## START COLLECTED MATERIAL

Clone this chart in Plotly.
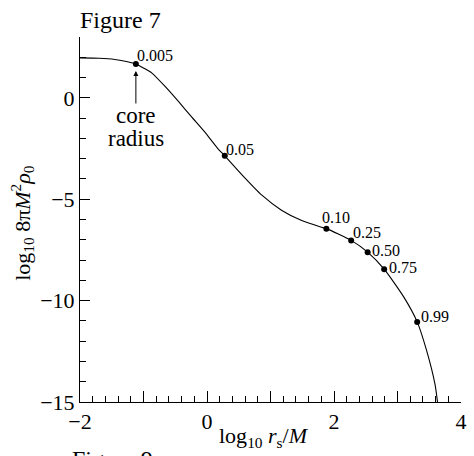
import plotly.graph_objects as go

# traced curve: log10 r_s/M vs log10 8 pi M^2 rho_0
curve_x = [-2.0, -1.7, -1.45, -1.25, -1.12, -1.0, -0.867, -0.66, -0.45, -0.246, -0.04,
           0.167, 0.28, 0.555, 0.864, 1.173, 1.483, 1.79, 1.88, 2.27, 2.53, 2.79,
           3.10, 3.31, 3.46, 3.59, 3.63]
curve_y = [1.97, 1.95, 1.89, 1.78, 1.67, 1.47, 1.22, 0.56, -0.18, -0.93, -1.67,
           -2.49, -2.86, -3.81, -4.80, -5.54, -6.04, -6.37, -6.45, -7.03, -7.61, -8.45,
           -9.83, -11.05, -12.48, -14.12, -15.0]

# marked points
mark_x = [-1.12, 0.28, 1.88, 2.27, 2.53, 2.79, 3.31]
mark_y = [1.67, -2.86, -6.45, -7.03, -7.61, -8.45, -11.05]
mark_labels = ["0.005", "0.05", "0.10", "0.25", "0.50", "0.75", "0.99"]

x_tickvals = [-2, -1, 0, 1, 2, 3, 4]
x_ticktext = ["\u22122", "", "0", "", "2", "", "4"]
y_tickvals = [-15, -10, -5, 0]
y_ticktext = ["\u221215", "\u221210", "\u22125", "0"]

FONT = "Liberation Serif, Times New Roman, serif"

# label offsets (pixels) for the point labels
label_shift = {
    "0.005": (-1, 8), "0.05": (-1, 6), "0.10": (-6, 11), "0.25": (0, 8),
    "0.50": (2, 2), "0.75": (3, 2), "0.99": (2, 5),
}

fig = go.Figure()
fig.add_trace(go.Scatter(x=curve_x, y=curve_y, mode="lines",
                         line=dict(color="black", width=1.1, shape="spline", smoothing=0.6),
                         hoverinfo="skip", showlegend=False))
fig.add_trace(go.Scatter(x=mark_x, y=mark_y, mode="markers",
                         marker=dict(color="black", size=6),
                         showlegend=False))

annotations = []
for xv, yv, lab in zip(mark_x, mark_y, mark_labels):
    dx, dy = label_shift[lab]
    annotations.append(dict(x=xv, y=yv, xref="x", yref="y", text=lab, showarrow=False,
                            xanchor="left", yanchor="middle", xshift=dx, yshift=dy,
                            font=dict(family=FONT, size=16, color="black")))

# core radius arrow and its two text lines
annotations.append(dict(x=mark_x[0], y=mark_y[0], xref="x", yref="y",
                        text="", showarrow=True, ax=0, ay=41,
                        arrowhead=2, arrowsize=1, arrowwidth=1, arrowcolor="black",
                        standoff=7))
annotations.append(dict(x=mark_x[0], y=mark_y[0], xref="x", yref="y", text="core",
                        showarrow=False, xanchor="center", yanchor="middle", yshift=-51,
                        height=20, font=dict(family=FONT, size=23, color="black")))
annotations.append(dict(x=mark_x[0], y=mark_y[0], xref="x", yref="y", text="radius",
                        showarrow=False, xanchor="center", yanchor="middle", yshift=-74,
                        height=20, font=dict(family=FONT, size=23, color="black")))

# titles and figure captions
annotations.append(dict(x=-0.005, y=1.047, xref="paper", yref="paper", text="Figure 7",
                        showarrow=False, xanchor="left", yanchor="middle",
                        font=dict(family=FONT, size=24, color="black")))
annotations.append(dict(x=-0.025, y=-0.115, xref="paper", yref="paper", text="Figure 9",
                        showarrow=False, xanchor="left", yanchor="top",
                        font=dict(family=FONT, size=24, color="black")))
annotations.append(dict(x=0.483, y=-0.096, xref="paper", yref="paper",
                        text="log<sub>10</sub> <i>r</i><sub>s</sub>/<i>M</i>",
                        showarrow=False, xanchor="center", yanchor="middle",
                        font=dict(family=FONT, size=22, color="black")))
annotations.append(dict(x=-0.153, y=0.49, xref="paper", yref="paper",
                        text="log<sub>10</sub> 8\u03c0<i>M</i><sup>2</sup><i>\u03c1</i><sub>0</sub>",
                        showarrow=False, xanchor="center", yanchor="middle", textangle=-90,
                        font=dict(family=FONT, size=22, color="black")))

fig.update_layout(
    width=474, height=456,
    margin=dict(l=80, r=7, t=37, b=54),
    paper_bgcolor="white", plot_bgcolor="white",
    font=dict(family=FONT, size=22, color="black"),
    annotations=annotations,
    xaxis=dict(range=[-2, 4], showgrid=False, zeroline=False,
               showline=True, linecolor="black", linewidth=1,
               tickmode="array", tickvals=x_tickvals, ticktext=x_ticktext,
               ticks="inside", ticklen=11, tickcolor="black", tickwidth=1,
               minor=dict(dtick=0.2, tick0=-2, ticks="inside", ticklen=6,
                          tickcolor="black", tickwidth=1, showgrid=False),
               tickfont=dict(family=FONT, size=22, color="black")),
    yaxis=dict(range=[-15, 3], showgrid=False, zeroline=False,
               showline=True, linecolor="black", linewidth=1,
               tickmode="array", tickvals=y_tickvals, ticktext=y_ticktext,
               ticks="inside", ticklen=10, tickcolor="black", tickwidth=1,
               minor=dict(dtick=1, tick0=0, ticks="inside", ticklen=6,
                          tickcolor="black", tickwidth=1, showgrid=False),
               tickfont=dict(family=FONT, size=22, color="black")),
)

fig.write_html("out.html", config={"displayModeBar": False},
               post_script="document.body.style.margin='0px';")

## END COLLECTED MATERIAL

* [SHORT TASK] Copy the data exactly. Any picture it contains is to be omitted.

* [OUTPUT OF THE TASK]
Clone this chart in Plotly.
import plotly.graph_objects as go

# traced curve: log10 r_s/M vs log10 8 pi M^2 rho_0
curve_x = [-2.0, -1.7, -1.45, -1.25, -1.12, -1.0, -0.867, -0.66, -0.45, -0.246, -0.04,
           0.167, 0.28, 0.555, 0.864, 1.173, 1.483, 1.79, 1.88, 2.27, 2.53, 2.79,
           3.10, 3.31, 3.46, 3.59, 3.63]
curve_y = [1.97, 1.95, 1.89, 1.78, 1.67, 1.47, 1.22, 0.56, -0.18, -0.93, -1.67,
           -2.49, -2.86, -3.81, -4.80, -5.54, -6.04, -6.37, -6.45, -7.03, -7.61, -8.45,
           -9.83, -11.05, -12.48, -14.12, -15.0]

# marked points
mark_x = [-1.12, 0.28, 1.88, 2.27, 2.53, 2.79, 3.31]
mark_y = [1.67, -2.86, -6.45, -7.03, -7.61, -8.45, -11.05]
mark_labels = ["0.005", "0.05", "0.10", "0.25", "0.50", "0.75", "0.99"]

x_tickvals = [-2, -1, 0, 1, 2, 3, 4]
x_ticktext = ["\u22122", "", "0", "", "2", "", "4"]
y_tickvals = [-15, -10, -5, 0]
y_ticktext = ["\u221215", "\u221210", "\u22125", "0"]

FONT = "Liberation Serif, Times New Roman, serif"

# label offsets (pixels) for the point labels
label_shift = {
    "0.005": (-1, 8), "0.05": (-1, 6), "0.10": (-6, 11), "0.25": (0, 8),
    "0.50": (2, 2), "0.75": (3, 2), "0.99": (2, 5),
}

fig = go.Figure()
fig.add_trace(go.Scatter(x=curve_x, y=curve_y, mode="lines",
                         line=dict(color="black", width=1.1, shape="spline", smoothing=0.6),
                         hoverinfo="skip", showlegend=False))
fig.add_trace(go.Scatter(x=mark_x, y=mark_y, mode="markers",
                         marker=dict(color="black", size=6),
                         showlegend=False))

annotations = []
for xv, yv, lab in zip(mark_x, mark_y, mark_labels):
    dx, dy = label_shift[lab]
    annotations.append(dict(x=xv, y=yv, xref="x", yref="y", text=lab, showarrow=False,
                            xanchor="left", yanchor="middle", xshift=dx, yshift=dy,
                            font=dict(family=FONT, size=16, color="black")))

# core radius arrow and its two text lines
annotations.append(dict(x=mark_x[0], y=mark_y[0], xref="x", yref="y",
                        text="", showarrow=True, ax=0, ay=41,
                        arrowhead=2, arrowsize=1, arrowwidth=1, arrowcolor="black",
                        standoff=7))
annotations.append(dict(x=mark_x[0], y=mark_y[0], xref="x", yref="y", text="core",
                        showarrow=False, xanchor="center", yanchor="middle", yshift=-51,
                        height=20, font=dict(family=FONT, size=23, color="black")))
annotations.append(dict(x=mark_x[0], y=mark_y[0], xref="x", yref="y", text="radius",
                        showarrow=False, xanchor="center", yanchor="middle", yshift=-74,
                        height=20, font=dict(family=FONT, size=23, color="black")))

# titles and figure captions
annotations.append(dict(x=-0.005, y=1.047, xref="paper", yref="paper", text="Figure 7",
                        showarrow=False, xanchor="left", yanchor="middle",
                        font=dict(family=FONT, size=24, color="black")))
annotations.append(dict(x=-0.025, y=-0.115, xref="paper", yref="paper", text="Figure 9",
                        showarrow=False, xanchor="left", yanchor="top",
                        font=dict(family=FONT, size=24, color="black")))
annotations.append(dict(x=0.483, y=-0.096, xref="paper", yref="paper",
                        text="log<sub>10</sub> <i>r</i><sub>s</sub>/<i>M</i>",
                        showarrow=False, xanchor="center", yanchor="middle",
                        font=dict(family=FONT, size=22, color="black")))
annotations.append(dict(x=-0.153, y=0.49, xref="paper", yref="paper",
                        text="log<sub>10</sub> 8\u03c0<i>M</i><sup>2</sup><i>\u03c1</i><sub>0</sub>",
                        showarrow=False, xanchor="center", yanchor="middle", textangle=-90,
                        font=dict(family=FONT, size=22, color="black")))

fig.update_layout(
    width=474, height=456,
    margin=dict(l=80, r=7, t=37, b=54),
    paper_bgcolor="white", plot_bgcolor="white",
    font=dict(family=FONT, size=22, color="black"),
    annotations=annotations,
    xaxis=dict(range=[-2, 4], showgrid=False, zeroline=False,
               showline=True, linecolor="black", linewidth=1,
               tickmode="array", tickvals=x_tickvals, ticktext=x_ticktext,
               ticks="inside", ticklen=11, tickcolor="black", tickwidth=1,
               minor=dict(dtick=0.2, tick0=-2, ticks="inside", ticklen=6,
                          tickcolor="black", tickwidth=1, showgrid=False),
               tickfont=dict(family=FONT, size=22, color="black")),
    yaxis=dict(range=[-15, 3], showgrid=False, zeroline=False,
               showline=True, linecolor="black", linewidth=1,
               tickmode="array", tickvals=y_tickvals, ticktext=y_ticktext,
               ticks="inside", ticklen=10, tickcolor="black", tickwidth=1,
               minor=dict(dtick=1, tick0=0, ticks="inside", ticklen=6,
                          tickcolor="black", tickwidth=1, showgrid=False),
               tickfont=dict(family=FONT, size=22, color="black")),
)

fig.write_html("out.html", config={"displayModeBar": False},
               post_script="document.body.style.margin='0px';")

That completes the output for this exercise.